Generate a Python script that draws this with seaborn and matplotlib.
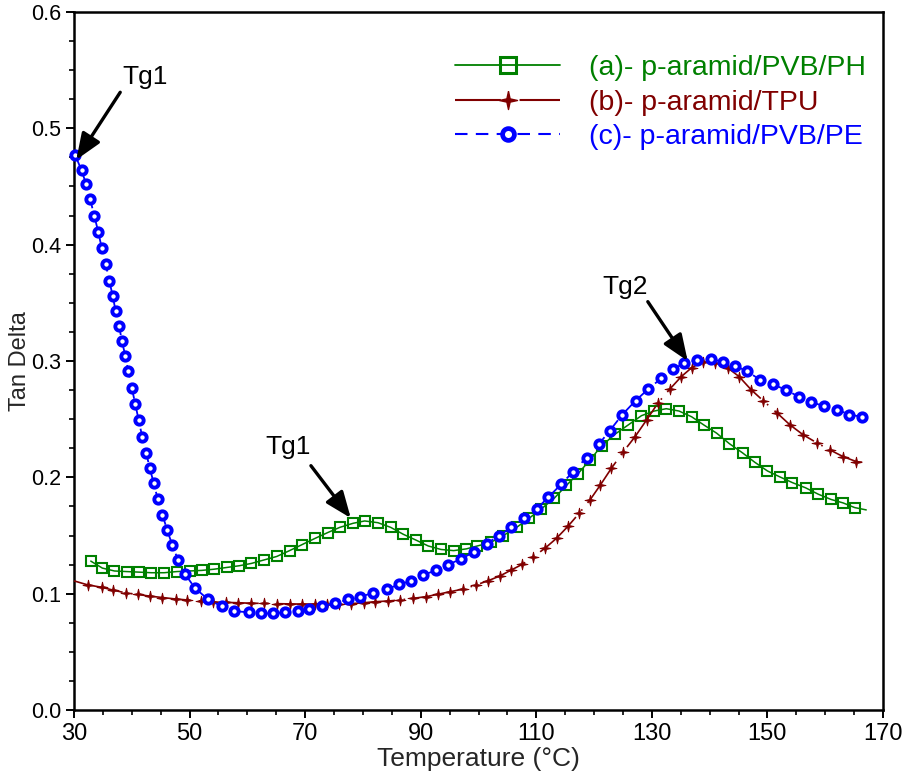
import numpy as np
import pandas as pd
import matplotlib
matplotlib.use("Agg")
import matplotlib.pyplot as plt
import seaborn as sns
from matplotlib import font_manager as fm
from matplotlib.lines import Line2D
from matplotlib.legend_handler import HandlerLine2D
from matplotlib.ticker import MultipleLocator, FixedLocator

# ---------------- data ----------------
# (a) p-aramid/PVB/PH
temp_a = [32.9, 34.9, 37.0, 39.1, 41.3, 43.4, 45.6, 47.8, 50.0, 52.1, 54.2, 56.4,
          58.6, 60.7, 62.9, 65.1, 67.3, 69.4, 71.7, 73.9, 76.0, 78.3, 80.3, 82.6,
          84.8, 87.0, 89.2, 91.3, 93.5, 95.7, 97.9, 99.8, 102.1, 104.3, 106.6,
          108.8, 110.9, 113.1, 115.2, 117.2, 119.3, 121.3, 123.6, 125.9, 128.2,
          130.4, 132.5, 134.7, 136.9, 139.0, 141.2, 143.4, 145.7, 147.8, 150.0,
          152.1, 154.3, 156.6, 158.8, 161.0, 163.1, 165.1, 167.1]
tan_a = [0.128, 0.122, 0.1195, 0.119, 0.1185, 0.118, 0.118, 0.119, 0.1195, 0.120,
         0.121, 0.1225, 0.124, 0.126, 0.129, 0.132, 0.137, 0.142, 0.1475, 0.1525,
         0.157, 0.1605, 0.1625, 0.161, 0.157, 0.151, 0.146, 0.141, 0.138, 0.137,
         0.1385, 0.141, 0.144, 0.150, 0.157, 0.165, 0.173, 0.182, 0.193, 0.203,
         0.215, 0.227, 0.237, 0.245, 0.253, 0.257, 0.259, 0.257, 0.252, 0.245,
         0.238, 0.229, 0.221, 0.213, 0.2055, 0.2005, 0.1955, 0.191, 0.1855, 0.181,
         0.178, 0.174, 0.172]

# (b) p-aramid/TPU
temp_b = [30.0, 32.4, 34.8, 36.8, 39.0, 41.1, 43.2, 45.3, 47.6, 49.6, 51.9, 54.1,
          56.3, 58.4, 60.7, 62.9, 65.1, 67.4, 69.4, 71.7, 73.7, 75.9, 78.0, 80.2,
          82.1, 84.4, 86.4, 88.7, 90.9, 93.0, 95.1, 97.4, 99.6, 101.7, 103.7,
          105.7, 107.6, 109.5, 111.5, 113.5, 115.5, 117.4, 119.3, 121.1, 123.0,
          125.0, 127.1, 129.1, 131.1, 133.1, 135.1, 136.9, 138.9, 140.9, 143.2,
          145.1, 147.2, 149.3, 151.6, 153.9, 156.2, 158.5, 160.8, 163.1, 165.4, 166.4]
tan_b = [0.111, 0.1075, 0.1055, 0.103, 0.1006, 0.0993, 0.0978, 0.0967, 0.0954,
         0.0946, 0.0937, 0.0928, 0.0925, 0.0922, 0.0918, 0.0916, 0.0914, 0.0912,
         0.0911, 0.0911, 0.0911, 0.0912, 0.0915, 0.0922, 0.0931, 0.0937, 0.0946,
         0.096, 0.0974, 0.0995, 0.1017, 0.104, 0.1075, 0.1112, 0.1152, 0.1204,
         0.1253, 0.1318, 0.139, 0.1476, 0.158, 0.169, 0.1806, 0.1935, 0.2078,
         0.2216, 0.235, 0.2494, 0.2642, 0.2758, 0.2866, 0.2943, 0.2995, 0.2986,
         0.2938, 0.2866, 0.2752, 0.2657, 0.2556, 0.2451, 0.2365, 0.2298, 0.2236,
         0.2178, 0.2135, 0.2130]

# (c) p-aramid/PVB/PE
temp_c = [30.2, 31.3, 32.1, 32.8, 33.5, 34.2, 34.8, 35.5, 36.1, 36.7, 37.2, 37.8,
          38.3, 38.9, 39.4, 40.0, 40.6, 41.2, 41.8, 42.5, 43.1, 43.8, 44.5, 45.3,
          46.1, 47.0, 48.0, 49.2, 50.9, 53.2, 55.6, 57.7, 60.2, 62.3, 64.4, 66.5,
          68.7, 70.7, 72.9, 75.2, 77.5, 79.5, 81.8, 84.2, 86.3, 88.3, 90.4, 92.6,
          94.8, 97.0, 99.3, 101.4, 103.6, 105.7, 107.9, 110.1, 112.1, 114.3,
          116.4, 118.7, 120.9, 122.7, 124.9, 127.2, 129.4, 131.6, 133.6, 135.6,
          137.8, 140.2, 142.3, 144.4, 146.5, 148.7, 150.9, 153.3, 155.5, 157.5,
          159.8, 162.1, 164.2, 166.3]
tan_c = [0.477, 0.464, 0.452, 0.439, 0.425, 0.411, 0.397, 0.383, 0.369, 0.356,
         0.343, 0.330, 0.317, 0.304, 0.291, 0.277, 0.263, 0.249, 0.235, 0.221,
         0.208, 0.195, 0.181, 0.168, 0.155, 0.142, 0.129, 0.117, 0.105, 0.095,
         0.089, 0.085, 0.084, 0.083, 0.083, 0.084, 0.085, 0.087, 0.089, 0.092,
         0.095, 0.097, 0.101, 0.104, 0.108, 0.111, 0.116, 0.120, 0.125, 0.130,
         0.136, 0.143, 0.150, 0.157, 0.165, 0.173, 0.183, 0.194, 0.205, 0.217,
         0.229, 0.240, 0.254, 0.266, 0.276, 0.285, 0.293, 0.298, 0.301, 0.302,
         0.299, 0.296, 0.291, 0.284, 0.280, 0.275, 0.269, 0.265, 0.261, 0.258,
         0.254, 0.252]

series_labels = ["(a)- p-aramid/PVB/PH", "(b)- p-aramid/TPU", "(c)- p-aramid/PVB/PE"]
x_ticks = [30, 50, 70, 90, 110, 130, 150, 170]
x_tick_labels = ["30", "50", "70", "90", "110", "130", "150", "170"]
y_ticks = [0.0, 0.1, 0.2, 0.3, 0.4, 0.5, 0.6]
y_tick_labels = ["0.0", "0.1", "0.2", "0.3", "0.4", "0.5", "0.6"]

# annotation labels: (text, text position, arrow tail, arrow tip)
notes = [
    ("Tg1", (42.3, 0.544), (38.0, 0.531), (30.4, 0.473)),
    ("Tg1", (67.0, 0.226), (71.0, 0.210), (77.9, 0.165)),
    ("Tg2", (125.3, 0.364), (129.3, 0.351), (136.2, 0.300)),
]

# ---------------- style ----------------
GREEN = "#008000"
RED = "#800000"
BLUE = "#0000FF"

sns.set_style("ticks")
plt.rcParams["font.family"] = ["Liberation Sans", "DejaVu Sans"]


def font_available(name):
    try:
        fm.findfont(fm.FontProperties(family=name), fallback_to_default=False)
        return True
    except ValueError:
        return False


# condensed face for the x axis and the y title, when one is installed
if font_available("Liberation Sans Narrow"):
    NARROW = ["Liberation Sans Narrow", "Liberation Sans"]
    XTICK_SIZE, XLABEL_SIZE, YLABEL_SIZE = 20, 22, 19
else:
    NARROW = ["Liberation Sans", "DejaVu Sans"]
    XTICK_SIZE, XLABEL_SIZE, YLABEL_SIZE = 17, 19, 17

STAR = [(0, 1), (0.18, 0.18), (1, 0), (0.18, -0.18), (0, -1), (-0.18, -0.18),
        (-1, 0), (-0.18, 0.18), (0, 1)]

RED_DASH = (0, (30, 5, 1, 5))
BLUE_DASH = (0, (7, 5))

fig = plt.figure(figsize=(9.05, 7.8), dpi=100)
ax = fig.add_axes([74 / 905, 70 / 780, 809 / 905, 698 / 780])

df_a = pd.DataFrame({"T": temp_a, "tan": tan_a})
df_b = pd.DataFrame({"T": temp_b, "tan": tan_b})
df_c = pd.DataFrame({"T": temp_c, "tan": tan_c})

sns.lineplot(data=df_a, x="T", y="tan", ax=ax, estimator=None, sort=False,
             color=GREEN, linewidth=1.1, marker="s", markersize=7,
             markerfacecolor="none", markeredgecolor=GREEN, markeredgewidth=1.5,
             markevery=slice(0, len(temp_a) - 1), clip_on=False, zorder=3)
sns.lineplot(data=df_b, x="T", y="tan", ax=ax, estimator=None, sort=False,
             color=RED, linewidth=1.2, linestyle=RED_DASH, marker=STAR,
             markersize=8, markerfacecolor=RED, markeredgecolor=RED,
             markeredgewidth=0.6, markevery=slice(1, len(temp_b) - 1),
             clip_on=False, zorder=4)
sns.lineplot(data=df_c, x="T", y="tan", ax=ax, estimator=None, sort=False,
             color=BLUE, linewidth=1.3, linestyle=BLUE_DASH, marker="o",
             markersize=6, markerfacecolor="white", markeredgecolor=BLUE,
             markeredgewidth=2.8, clip_on=False, zorder=5)

# ---------------- axes ----------------
ax.set_xlim(30, 170)
ax.set_ylim(0, 0.6)
ax.xaxis.set_major_locator(FixedLocator(x_ticks))
ax.xaxis.set_minor_locator(MultipleLocator(5))
ax.yaxis.set_major_locator(FixedLocator(y_ticks))
ax.yaxis.set_minor_locator(MultipleLocator(0.025))
ax.set_xticklabels(x_tick_labels, fontsize=XTICK_SIZE, family=NARROW)
ax.set_yticklabels(y_tick_labels, fontsize=15.5)
ax.tick_params(which="major", direction="out", length=6, width=1.4, pad=3,
               top=False, right=False, color="black", labelcolor="black")
ax.tick_params(which="minor", direction="out", length=3.5, width=1.2,
               top=False, right=False, color="black")
for side in ["left", "right", "top", "bottom"]:
    ax.spines[side].set_visible(True)
    ax.spines[side].set_linewidth(1.8)
    ax.spines[side].set_color("black")

ax.set_xlabel("Temperature (°C)", fontsize=XLABEL_SIZE, family=NARROW, labelpad=2)
ax.set_ylabel("Tan Delta", fontsize=YLABEL_SIZE, family=NARROW)
ax.yaxis.set_label_coords(-0.053, 0.5)
ax.grid(False)

# ---------------- annotations ----------------
for text, txy, tail, tip in notes:
    ax.text(txy[0], txy[1], text, fontsize=19, ha="center", va="center",
            color="black")
    ax.annotate("", xy=tip, xytext=tail,
                arrowprops=dict(arrowstyle="-|>,head_length=0.8,head_width=0.32",
                                color="black", lw=2.4, shrinkA=0, shrinkB=0,
                                mutation_scale=20),
                zorder=6)


# ---------------- legend ----------------
class StartMarkerHandler(HandlerLine2D):
    """Put the legend marker at the start of the sample line."""
    def get_xdata(self, legend, xdescent, ydescent, width, height, fontsize):
        xdata = np.array([-xdescent, -xdescent + width])
        xmark = np.array([-xdescent + 0.07 * width])
        return xdata, xmark


h_a = Line2D([], [], color=GREEN, linewidth=1.3, marker="s", markersize=11,
             markerfacecolor="none", markeredgecolor=GREEN, markeredgewidth=2.2)
h_b = Line2D([], [], color=RED, linewidth=1.5, linestyle=(0, (22, 4, 1, 4)),
             marker=STAR, markersize=13, markerfacecolor=RED, markeredgecolor=RED)
h_c = Line2D([], [], color=BLUE, linewidth=1.5, linestyle=(0, (6, 4)),
             marker="o", markersize=8.5, markerfacecolor="white",
             markeredgecolor=BLUE, markeredgewidth=3.4)

leg = ax.legend([h_a, h_b, h_c], series_labels, loc="upper left",
                bbox_to_anchor=(0.471, 0.938), frameon=False, fontsize=20.5,
                handlelength=3.7, handletextpad=1.0, labelspacing=0.3,
                borderpad=0, borderaxespad=0,
                handler_map={Line2D: StartMarkerHandler()})
for t, c in zip(leg.get_texts(), [GREEN, RED, BLUE]):
    t.set_color(c)

fig.savefig("out.png", dpi=100)
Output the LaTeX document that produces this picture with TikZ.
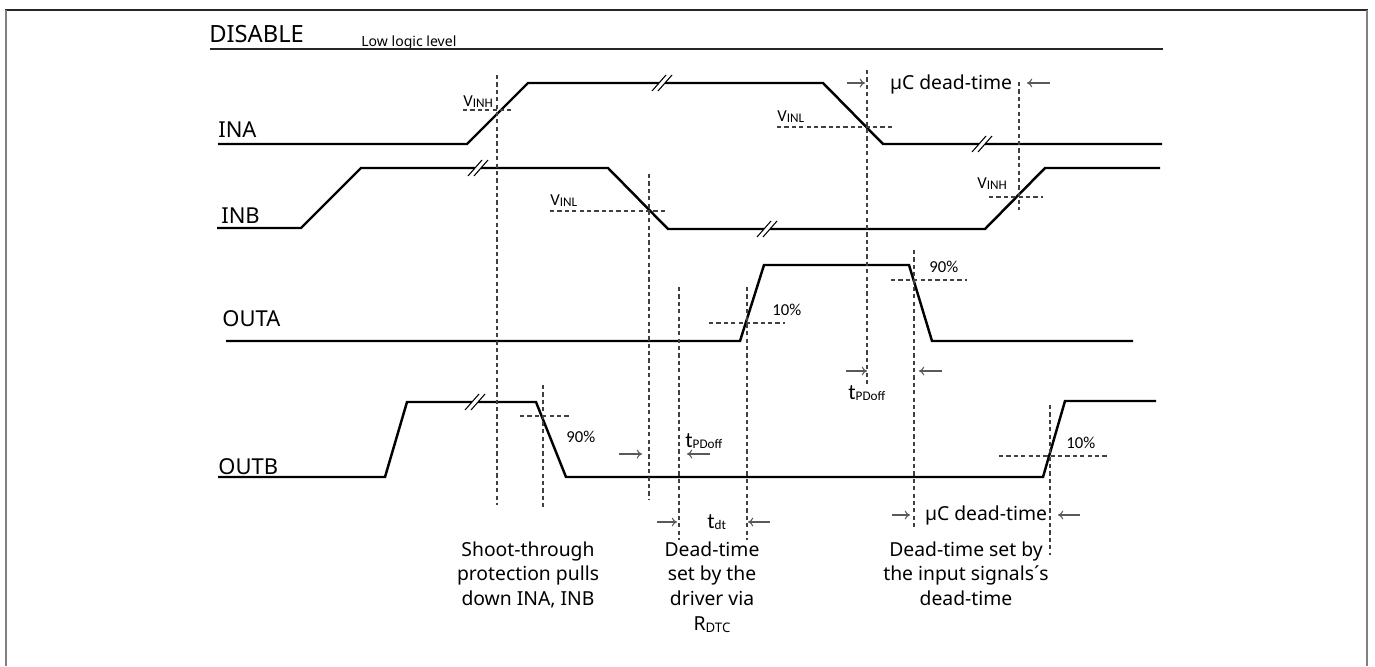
\documentclass[tikz,border=0pt]{standalone}
\usepackage{fontspec}
\setmainfont{Noto Sans}
\newfontfamily\calfont{Carlito}
\usetikzlibrary{arrows.meta}

% break mark on a waveform
\newcommand{\brkmark}[2]{%
  \fill[white] ({#1-3},{#2-4}) rectangle ({#1+3},{#2+4});
  \draw[line width=0.6pt] ({#1-10},{#2+8}) -- ({#1+4},{#2-8})
                          ({#1-4},{#2+8}) -- ({#1+10},{#2-8});}
% small index as printed (barely lowered)
\newcommand{\idx}[1]{\lower0.9pt\hbox{\fontsize{7.5}{8}\selectfont #1}}

\begin{document}
\begin{tikzpicture}[x=0.02cm, y=-0.02cm]
  \tikzset{signal/.style={line width=1.4pt, line join=miter},
           guide/.style={dash pattern=on 2.4pt off 1.8pt, line width=0.7pt, black!75},
           dimarrow/.style={-{To[length=3pt,width=5pt]}, line width=0.6pt, black!65},
           sname/.style={anchor=base west, inner sep=0pt, font=\fontsize{12.5}{14}\selectfont},
           small/.style={anchor=base west, inner sep=0pt, font=\calfont\fontsize{9.5}{11}\selectfont},
           tlabel/.style={anchor=base west, inner sep=0pt, font=\calfont\fontsize{12.5}{14}\selectfont},
           note/.style={anchor=north, align=center, inner sep=0pt, font=\fontsize{11}{14.2}\selectfont}}
  \useasboundingbox (0,0) rectangle (1375,666);

  % frame
  \draw[line width=1.2pt, black!85] (5,10) -- (1368,10);
  \draw[line width=1.2pt, gray] (6,10) -- (6,666) (1367,10) -- (1367,666);

  % DISABLE
  \node[anchor=base west, inner sep=0pt, font=\fontsize{13.5}{15}\selectfont] (dis) at (209,42) {DISABLE};
  \node[anchor=base west, inner sep=0pt, font=\fontsize{8}{10}\selectfont] (low) at (361,46) {Low logic level};
  \draw[line width=1pt, black!85] (210,49) -- (1163,49);

  % INA
  \node[sname] (ina) at (218,137) {INA};
  \draw[signal] (218,144) -- (467,144) -- (528,83) -- (823,83) -- (883,144) -- (1162,144);
  \brkmark{662}{83}
  \brkmark{982}{144}

  % INB
  \node[sname] (inb) at (221,223) {INB};
  \draw[signal] (217,228) -- (301,228) -- (361,168) -- (608,168) -- (668,229) -- (985,229) -- (1045,168) -- (1160,168);
  \brkmark{478}{168}
  \brkmark{767}{229}

  % OUTA
  \node[sname] (outa) at (222,326) {OUTA};
  \draw[signal] (226,341) -- (740,341) -- (764,265) -- (909,265) -- (932,341) -- (1133,341);

  % OUTB
  \node[sname] (outb) at (218,474) {OUTB};
  \draw[signal] (218,477) -- (385,477) -- (407,402) -- (536,402) -- (566,477) -- (1043,477) -- (1065,401) -- (1156,401);
  \brkmark{475}{402}

  % thresholds
  \draw[guide] (463,110) -- (511,110) (497,75) -- (497,505);
  \node[small] (vinha) at (463,106) {V\idx{INH}};
  \draw[guide] (777,127) -- (892,127) (867,70) -- (867,385);
  \node[small] (vinla) at (777,121) {V\idx{INL}};
  \draw[guide] (550,211) -- (665,211) (649,174) -- (649,500);
  \node[small] (vinlb) at (550,205) {V\idx{INL}};
  \draw[guide] (989,197) -- (1043,197) (1019,82) -- (1019,210);
  \node[small] (vinhb) at (977,188) {V\idx{INH}};
  \draw[guide] (709,323) -- (785,323) (679,287) -- (679,540) (747,287) -- (747,540);
  \node[small] (tena) at (772,315) {10\%};
  \draw[guide] (891,280) -- (967,280) (914,250) -- (914,530);
  \node[small] (ninea) at (929,272) {90\%};
  \draw[guide] (520,416) -- (570,416) (543,385) -- (543,507);
  \node[small] (nineb) at (566,442) {90\%};
  \draw[guide] (999,456) -- (1108,456) (1050,405) -- (1050,555);
  \node[small] (tenb) at (1066,448) {10\%};

  % timing marks
  \draw[dimarrow] (847,83) -- (865,83);
  \draw[dimarrow] (1050,83) -- (1027,83);
  \node[font=\fontsize{11}{13}\selectfont, inner sep=0pt] (dtop) at (951,84) {µC dead-time};
  \draw[dimarrow] (846,371) -- (867,371);
  \draw[dimarrow] (942,371) -- (919,371);
  \node[tlabel] (tpda) at (848,399) {t\idx{PDoff}};
  \draw[dimarrow] (619,454) -- (642,454);
  \draw[dimarrow] (710,454) -- (687,454);
  \node[tlabel] (tpdb) at (685,447) {t\idx{PDoff}};
  \draw[dimarrow] (657,522) -- (677,522);
  \draw[dimarrow] (770,522) -- (748,522);
  \node[tlabel] (tdt) at (707,528) {t\idx{dt}};
  \draw[dimarrow] (892,515) -- (910,515);
  \draw[dimarrow] (1080,515) -- (1058,515);
  \node[font=\fontsize{11}{13}\selectfont, inner sep=0pt] (dbot) at (986,515) {µC dead-time};

  % notes
  \node[note] (shoot) at (528,541) {Shoot-through\\protection pulls\\down INA, INB};
  \node[note] (drv) at (712,541) {Dead-time\\set by the\\driver via\\R\idx{DTC}};
  \node[note] (inp) at (966,541) {Dead-time set by\\the input signals´s\\dead-time};
\end{tikzpicture}
\end{document}
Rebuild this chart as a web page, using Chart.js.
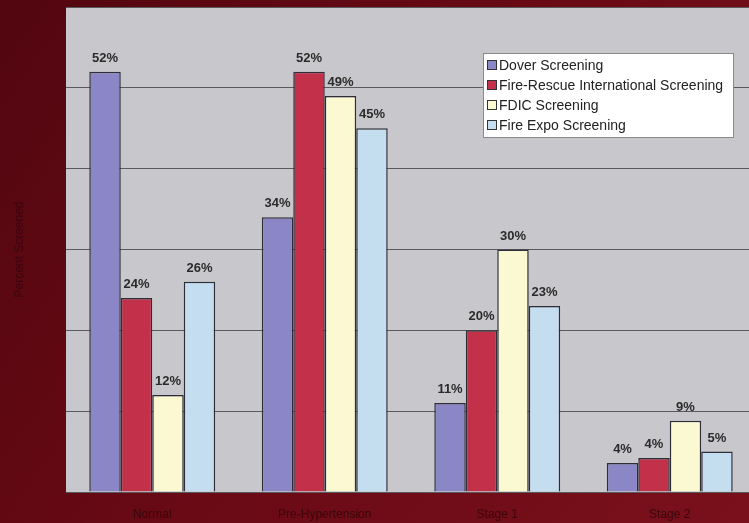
______________________________
→ YOUR INSTRUCTIONS:
The answer should be a single number: the count of lines in the data that include the string "matplotlib".

→ ANSWER TO THIS TASK:
8